Taking You Home: Poems and Conversations (2006) is a written record of their visit. A review in this newspaper said: “‘Belonging’ is a major theme for both the Gaelic poets in the book. Thomson and Crichton Smith both ponder just how much they can really be ‘from’ a village they left at the age of 17.

“What cannot be argued is that the village and the island gave them a language and a cultural background which were distinctive and which coloured their lifetime’s writing.”

In 2005, Thomson’s poem Am Bucas (The Box) was reproduced on a postcard for National Poetry Day, in Gaelic and English:

In the year

2121, digging an old site,

they came on a box

full of odds and ends of wire and glass,

fronted with a mirror

on which the shadows of the twentieth century

danced once upon a time

for people who themselves became shadows.

And they said, contemplatively,

“Strange that that was what they did

instead of reading Plato.”

Thomson was widely honoured during his lifetime, including the Ossian Prize (1974), honorary president of the Scottish Poetry Library, the Oliver Brown Award (1984), fellow of the Academy (1992), the Derek Allen Prize (2000) and an honorary degree from University of Glasgow (2007). He was the chairman of the SNP’s Gaelic Committee during the 1970s.
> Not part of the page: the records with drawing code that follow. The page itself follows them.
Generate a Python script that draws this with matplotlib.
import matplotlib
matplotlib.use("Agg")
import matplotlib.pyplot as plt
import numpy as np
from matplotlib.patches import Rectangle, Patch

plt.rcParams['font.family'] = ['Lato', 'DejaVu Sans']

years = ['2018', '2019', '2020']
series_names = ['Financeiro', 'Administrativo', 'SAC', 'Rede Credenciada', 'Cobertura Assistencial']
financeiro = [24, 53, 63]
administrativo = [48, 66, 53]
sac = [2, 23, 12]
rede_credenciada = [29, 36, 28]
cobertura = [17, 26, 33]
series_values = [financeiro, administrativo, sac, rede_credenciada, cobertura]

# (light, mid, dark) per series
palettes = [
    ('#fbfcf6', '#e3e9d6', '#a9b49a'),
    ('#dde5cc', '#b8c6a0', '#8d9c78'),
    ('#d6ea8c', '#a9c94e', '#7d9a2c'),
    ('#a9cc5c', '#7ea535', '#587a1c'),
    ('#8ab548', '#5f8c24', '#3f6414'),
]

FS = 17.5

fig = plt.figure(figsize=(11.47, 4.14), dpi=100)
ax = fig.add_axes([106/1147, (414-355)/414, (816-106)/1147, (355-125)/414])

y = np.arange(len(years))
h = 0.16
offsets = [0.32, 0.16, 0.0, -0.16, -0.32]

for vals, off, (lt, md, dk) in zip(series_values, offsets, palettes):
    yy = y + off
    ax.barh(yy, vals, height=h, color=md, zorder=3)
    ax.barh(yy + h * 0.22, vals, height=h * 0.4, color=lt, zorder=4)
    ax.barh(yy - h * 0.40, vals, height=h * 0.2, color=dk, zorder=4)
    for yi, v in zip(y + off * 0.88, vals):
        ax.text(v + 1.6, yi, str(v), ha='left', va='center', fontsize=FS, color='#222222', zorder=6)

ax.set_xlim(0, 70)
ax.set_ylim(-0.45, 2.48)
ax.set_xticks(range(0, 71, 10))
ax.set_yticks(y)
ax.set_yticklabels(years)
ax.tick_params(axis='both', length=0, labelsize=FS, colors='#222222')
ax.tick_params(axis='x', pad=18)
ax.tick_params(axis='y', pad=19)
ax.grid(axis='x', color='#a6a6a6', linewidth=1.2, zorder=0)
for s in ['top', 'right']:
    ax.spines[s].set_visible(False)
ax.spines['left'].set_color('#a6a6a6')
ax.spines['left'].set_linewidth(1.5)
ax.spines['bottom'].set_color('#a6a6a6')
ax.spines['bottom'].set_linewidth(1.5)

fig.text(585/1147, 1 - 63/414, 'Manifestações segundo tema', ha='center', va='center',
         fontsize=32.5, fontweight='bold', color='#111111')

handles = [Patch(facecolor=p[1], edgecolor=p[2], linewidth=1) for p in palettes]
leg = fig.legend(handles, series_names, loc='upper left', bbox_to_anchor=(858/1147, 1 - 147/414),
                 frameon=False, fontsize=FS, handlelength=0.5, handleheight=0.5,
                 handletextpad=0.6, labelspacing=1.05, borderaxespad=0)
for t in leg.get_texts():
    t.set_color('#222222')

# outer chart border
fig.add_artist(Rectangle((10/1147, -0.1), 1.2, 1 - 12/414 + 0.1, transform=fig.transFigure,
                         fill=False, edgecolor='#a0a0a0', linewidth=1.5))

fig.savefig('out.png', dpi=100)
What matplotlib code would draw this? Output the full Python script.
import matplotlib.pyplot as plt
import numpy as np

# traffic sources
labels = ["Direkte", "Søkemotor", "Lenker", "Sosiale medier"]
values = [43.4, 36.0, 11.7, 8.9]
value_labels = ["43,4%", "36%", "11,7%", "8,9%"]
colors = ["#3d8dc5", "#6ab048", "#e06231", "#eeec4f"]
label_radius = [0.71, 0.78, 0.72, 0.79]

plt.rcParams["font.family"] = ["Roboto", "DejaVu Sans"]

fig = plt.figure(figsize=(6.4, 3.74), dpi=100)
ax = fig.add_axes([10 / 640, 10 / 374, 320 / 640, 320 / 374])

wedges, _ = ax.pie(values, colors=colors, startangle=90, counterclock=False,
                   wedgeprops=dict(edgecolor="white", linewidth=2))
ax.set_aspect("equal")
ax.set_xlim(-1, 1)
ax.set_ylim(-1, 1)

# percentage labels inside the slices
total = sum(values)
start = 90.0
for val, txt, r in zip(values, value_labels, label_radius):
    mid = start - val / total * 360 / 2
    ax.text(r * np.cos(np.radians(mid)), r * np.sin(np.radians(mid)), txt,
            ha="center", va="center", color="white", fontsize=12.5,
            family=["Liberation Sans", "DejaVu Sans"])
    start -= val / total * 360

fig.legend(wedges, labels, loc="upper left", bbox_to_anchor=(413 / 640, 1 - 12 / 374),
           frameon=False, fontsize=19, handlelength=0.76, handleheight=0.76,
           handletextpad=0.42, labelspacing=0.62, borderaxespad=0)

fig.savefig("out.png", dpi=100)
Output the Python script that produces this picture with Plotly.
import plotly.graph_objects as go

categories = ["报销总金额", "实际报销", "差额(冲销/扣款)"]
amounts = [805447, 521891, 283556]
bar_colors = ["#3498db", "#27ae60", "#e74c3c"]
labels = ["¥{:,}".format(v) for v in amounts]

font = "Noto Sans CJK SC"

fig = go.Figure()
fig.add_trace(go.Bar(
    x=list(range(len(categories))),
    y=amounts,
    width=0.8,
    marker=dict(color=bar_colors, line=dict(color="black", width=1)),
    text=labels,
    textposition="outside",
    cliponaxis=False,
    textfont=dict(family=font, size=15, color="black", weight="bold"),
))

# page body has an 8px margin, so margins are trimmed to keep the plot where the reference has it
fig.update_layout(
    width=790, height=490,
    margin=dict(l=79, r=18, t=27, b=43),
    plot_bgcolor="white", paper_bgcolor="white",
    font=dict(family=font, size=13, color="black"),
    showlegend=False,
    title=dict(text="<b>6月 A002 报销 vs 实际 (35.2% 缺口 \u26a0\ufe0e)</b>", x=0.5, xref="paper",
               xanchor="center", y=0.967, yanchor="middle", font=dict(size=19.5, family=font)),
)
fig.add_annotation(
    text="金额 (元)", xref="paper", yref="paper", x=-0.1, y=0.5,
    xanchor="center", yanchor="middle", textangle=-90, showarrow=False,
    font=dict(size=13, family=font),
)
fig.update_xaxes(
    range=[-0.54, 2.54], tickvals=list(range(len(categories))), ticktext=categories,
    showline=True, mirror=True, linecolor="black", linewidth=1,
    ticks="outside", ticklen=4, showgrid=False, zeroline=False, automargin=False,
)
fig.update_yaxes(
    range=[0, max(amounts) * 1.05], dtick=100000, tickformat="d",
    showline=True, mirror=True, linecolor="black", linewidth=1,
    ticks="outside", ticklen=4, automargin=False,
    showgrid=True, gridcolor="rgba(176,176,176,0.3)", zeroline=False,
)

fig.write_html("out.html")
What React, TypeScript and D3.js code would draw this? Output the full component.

Last year the Scottish Poetry Library – of which he was an honorary president – celebrated his birthday with the publication of the anthology Mar Chomharra – Ruaraidh MacThòmais aig 90 (Derick Thomson at 90: A Celebration). This contained a selection of his own poems chosen by other Gaelic language poets. Anne C Frater, who contributed, told The Scotsman: “Derick Thomson was hugely important. Nobody has done more for Gaelic in the 20th century. Through Gairm he promoted new writing, giving us a reason to write and somewhere to be published. He is someone to whom we owe a great debt of gratitude.”

Considering in a wry vein his own eventual passing, Thomson wrote in the poem Ma Gheibh mi Chaoidh a Ghlòir (If I Ever Make it to Heaven): “I quite believe that St Peter will turn out to be a Lewisman if I do sneak in at the Gate.” He is survived by his wife Carol Galbraith and five of their six children.”